The surface needs to be clean and dry. All paint and foundation tar should be ground off the foundation.
It is a good idea to moisten the foundation surface with water. The reason this is done is so that the foundation will not suck the water out of the plaster and cause it to weaken.
There are several types of mixtures used for parging. Type "N" mortar or pre-mixed stucco can be used. Or you can mix your own combination of sand, lime and cement. A mixture of 1 part cement with 3 parts sand and 1/4 part lime is common.
The stucco mixture is applied to the wall with a hand trowel. The wall surface is then allowed to dry. It is important to help the plaster to cure by moistening with water during the next several days.

Cultured stone and Tile
Another foundation treatment that is gaining a lot of popularity is the use of cultured stone and tile.
Cultured stone is a man-made stone made from light weight cement and sand. It is colored to look and feel like real stone. The thickness of cultured stone usually varies from 1"-2". It doesn't need horizontal support like real stone and easily attaches to the foundation with mortar.
Ceramic tile is used more than ever for a foundation treatment. Like cultured stone, it is attached to the foundation using a cement based adhesive.

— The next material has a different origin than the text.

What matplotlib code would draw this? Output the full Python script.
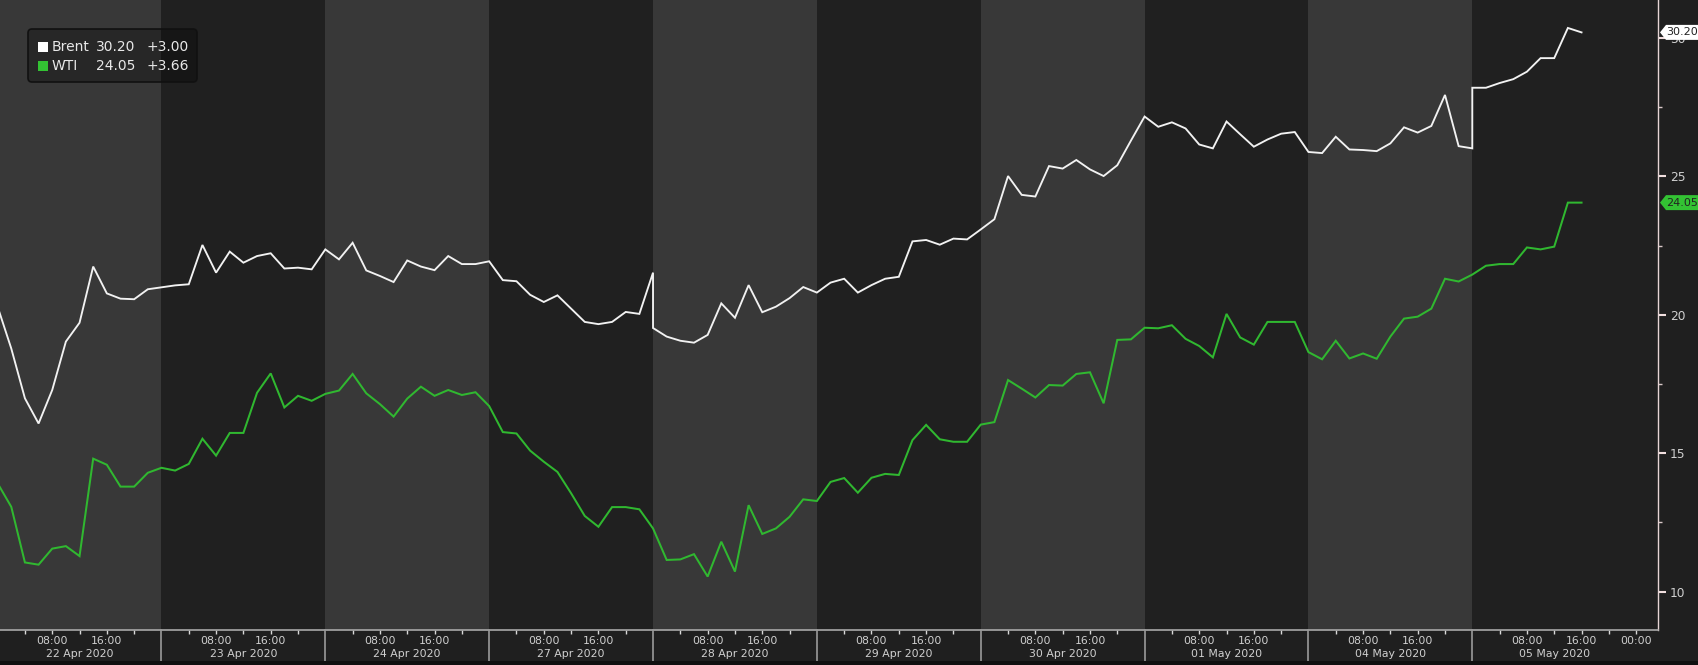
import matplotlib
matplotlib.use("Agg")
import matplotlib.pyplot as plt
import matplotlib.patches as mpatches
import matplotlib.transforms as mtransforms
import numpy as np

# ---------------- data ----------------
day_labels = ["22 Apr 2020", "23 Apr 2020", "24 Apr 2020", "27 Apr 2020", "28 Apr 2020",
              "29 Apr 2020", "30 Apr 2020", "01 May 2020", "04 May 2020", "05 May 2020"]

# hours from 22 Apr 00:00 on a trading-day axis (24 h per trading day)
wti_hours = list(range(0, 233, 2))
brent_hours = list(range(0, 97, 2)) + list(range(96, 217, 2)) + list(range(216, 233, 2))

brent = [20.29, 18.78, 16.98, 16.07, 17.28, 19.03, 19.71, 21.74, 20.77, 20.58,
         20.56, 20.92, 20.99, 21.06, 21.10, 22.52, 21.52, 22.28, 21.88, 22.12,
         22.22, 21.67, 21.70, 21.64, 22.36, 22.00, 22.60, 21.60, 21.40, 21.18,
         21.96, 21.74, 21.61, 22.12, 21.83, 21.83, 21.93, 21.25, 21.21, 20.72,
         20.46, 20.70, 20.22, 19.74, 19.66, 19.74, 20.10, 20.03, 21.52,
         19.52, 19.21, 19.06, 18.99, 19.27, 20.41, 19.89, 21.07, 20.09, 20.29,
         20.60, 21.00, 20.80, 21.16, 21.30, 20.80, 21.07, 21.30, 21.37, 22.65,
         22.70, 22.53, 22.75, 22.72, 23.08, 23.45, 25.01, 24.33, 24.27, 25.37,
         25.28, 25.59, 25.25, 25.01, 25.40, 26.29, 27.16, 26.79, 26.95, 26.73,
         26.15, 26.01, 26.98, 26.52, 26.07, 26.33, 26.54, 26.60, 25.88, 25.84,
         26.43, 25.97, 25.95, 25.91, 26.19, 26.77, 26.58, 26.82, 27.94, 26.09,
         26.01,
         28.20, 28.20, 28.37, 28.51, 28.78, 29.27, 29.27, 30.36, 30.20]

wti = [13.91, 13.06, 11.05, 10.97, 11.55, 11.64, 11.28, 14.80, 14.58, 13.79,
       13.79, 14.29, 14.47, 14.37, 14.61, 15.52, 14.91, 15.73, 15.73, 17.18,
       17.88, 16.65, 17.07, 16.89, 17.14, 17.26, 17.86, 17.16, 16.77, 16.32,
       16.97, 17.40, 17.07, 17.28, 17.10, 17.20, 16.70, 15.76, 15.71, 15.09,
       14.69, 14.32, 13.55, 12.73, 12.34, 13.05, 13.05, 12.97, 12.28, 11.14,
       11.16, 11.35, 10.54, 11.80, 10.72, 13.12, 12.08, 12.28, 12.70, 13.33,
       13.27, 13.96, 14.10, 13.57, 14.11, 14.25, 14.21, 15.47, 16.02, 15.50,
       15.41, 15.41, 16.03, 16.12, 17.64, 17.33, 17.01, 17.46, 17.44, 17.86,
       17.92, 16.80, 19.09, 19.11, 19.53, 19.51, 19.62, 19.13, 18.87, 18.46,
       20.03, 19.18, 18.92, 19.74, 19.74, 19.74, 18.65, 18.39, 19.06, 18.42,
       18.60, 18.41, 19.21, 19.86, 19.93, 20.22, 21.30, 21.20, 21.45, 21.77,
       21.83, 21.83, 22.43, 22.36, 22.46, 24.05, 24.05]

legend_rows = [("Brent", "30.20", "+3.00"), ("WTI", "24.05", "+3.66")]
yticks_major = [10, 15, 20, 25, 30]
yticks_minor = [12.5, 17.5, 22.5, 27.5]

# ---------------- style ----------------
W, H = 1699, 665
BG = "#1f1f1f"
LIGHT = "#383838"
DARK = "#202020"
WHITE_LINE = "#f2f2f2"
GREEN_LINE = "#30b830"
GREEN_TAG = "#33c233"
TXT = "#d0d0d0"

fig = plt.figure(figsize=(W / 100, H / 100), dpi=100, facecolor=BG)
ax_bottom_px = 630
ax_right_px = 1658
ax = fig.add_axes([0, 1 - ax_bottom_px / H, ax_right_px / W, ax_bottom_px / H])
ax.set_facecolor(DARK)

ax.set_xlim(0.35, 243.2)
ax.set_ylim(8.61, 31.37)

for d in range(len(day_labels)):
    ax.axvspan(24 * d, 24 * d + 24, color=LIGHT if d % 2 == 0 else DARK, lw=0, zorder=0)

ax.plot(wti_hours, wti, color=GREEN_LINE, lw=1.45, zorder=3, solid_joinstyle="miter")
ax.plot(brent_hours, brent, color=WHITE_LINE, lw=1.35, zorder=4, solid_joinstyle="miter")

# spines
for s in ["left", "top"]:
    ax.spines[s].set_visible(False)
ax.spines["right"].set_color("#e6d4d4")
ax.spines["right"].set_linewidth(1.0)
ax.spines["bottom"].set_color("#a8a8a8")
ax.spines["bottom"].set_linewidth(1.2)

# y axis on right
ax.yaxis.tick_right()
ax.set_yticks(yticks_major)
ax.set_yticks(yticks_minor, minor=True)
ax.set_yticklabels([str(v) for v in yticks_major])
ax.tick_params(axis="y", which="major", direction="out", length=6, width=1.5,
               color="#f0dede", labelcolor=TXT, labelsize=8.8, pad=2.5)
ax.tick_params(axis="y", which="minor", direction="out", length=3, width=1,
               color="#d8c8c8")

# x axis
major_x, major_lbl, minor_x = [], [], []
for d in range(len(day_labels)):
    major_x += [24 * d + 8, 24 * d + 16]
    major_lbl += ["08:00", "16:00"]
    minor_x += [24 * d + 4, 24 * d + 12, 24 * d + 20]
major_x.append(240)
major_lbl.append("00:00")
ax.set_xticks(major_x)
ax.set_xticklabels(major_lbl)
ax.set_xticks(minor_x, minor=True)
ax.tick_params(axis="x", which="both", direction="out", length=3, width=1,
               color="#d8d8d8", labelcolor=TXT, labelsize=7.8, pad=1.5)

blend = mtransforms.blended_transform_factory(ax.transData, ax.transAxes)
for d in range(1, len(day_labels)):
    ax.plot([24 * d, 24 * d], [0, -0.05], transform=blend, color="#9a9a9a",
            lw=1.2, clip_on=False, zorder=5)
for d, lab in enumerate(day_labels):
    ax.text(24 * d + 12, -0.038, lab, transform=blend, ha="center", va="center",
            color=TXT, fontsize=7.8)

ident = mtransforms.IdentityTransform()
# dark strip at the very bottom
fig.add_artist(mpatches.Rectangle((0, 0), W, 4, transform=ident,
                                  facecolor="#101010", edgecolor="none", zorder=12))

# last-value tags on the right
fig.canvas.draw()
for val, face in [(brent[-1], "#ffffff"), (wti[-1], GREEN_TAG)]:
    yc = ax.transData.transform((0, val))[1]
    x0 = ax_right_px + 2
    poly = mpatches.Polygon([(x0, yc), (x0 + 6, yc + 7.5), (W + 2, yc + 7.5),
                             (W + 2, yc - 7.5), (x0 + 6, yc - 7.5)],
                            closed=True, transform=ident, facecolor=face,
                            edgecolor="none", zorder=10)
    fig.add_artist(poly)
    fig.text((x0 + 6) / W, yc / H, f"{val:.2f}", ha="left", va="center",
             color="#222222", fontsize=8, zorder=11)

# legend box
box = mpatches.FancyBboxPatch((28, H - 82), 169, 53,
                              boxstyle="round,pad=0,rounding_size=4",
                              transform=ident, facecolor="#000000", alpha=0.3,
                              edgecolor="none", zorder=10)
fig.add_artist(box)
box_edge = mpatches.FancyBboxPatch((28, H - 82), 169, 53,
                                   boxstyle="round,pad=0,rounding_size=4",
                                   transform=ident, facecolor="none",
                                   edgecolor="#111111", lw=1.2, zorder=10)
fig.add_artist(box_edge)
row_y = [47, 65.5]
sq_colors = ["#ffffff", GREEN_TAG]
for (name, last, chg), ry, sc in zip(legend_rows, row_y, sq_colors):
    sq = mpatches.Rectangle((38, H - ry - 5), 10, 10, transform=ident,
                            facecolor=sc, edgecolor="none", zorder=11)
    fig.add_artist(sq)
    for xpos, t in [(52, name), (96, last), (147, chg)]:
        fig.text(xpos / W, (H - ry) / H, t, ha="left", va="center",
                 color="#e8e8e8", fontsize=10, zorder=11)

fig.savefig("out.png", dpi=100, facecolor=BG)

Notes to the owner-builder
Foundation parging is not required by code, although it may be required by subdivision building covenants. Many owner builders will often put off this task until later, and they often do it themselves.

It's important to remember that the plaster will not make a lasting bond with the foundation wall if the following conditions are not met:

  • Plaster must be applied in moderate weather, not freezing conditions.
  • Surface should be moistened before applying mixture.
  • The surface must be clean and free from paint, tar and oil, etc.
  • The curing process must be facilitated by moistening periodically for 7-10 days.
  • The mix must contain the correct ratios of sand, cement, water and lime.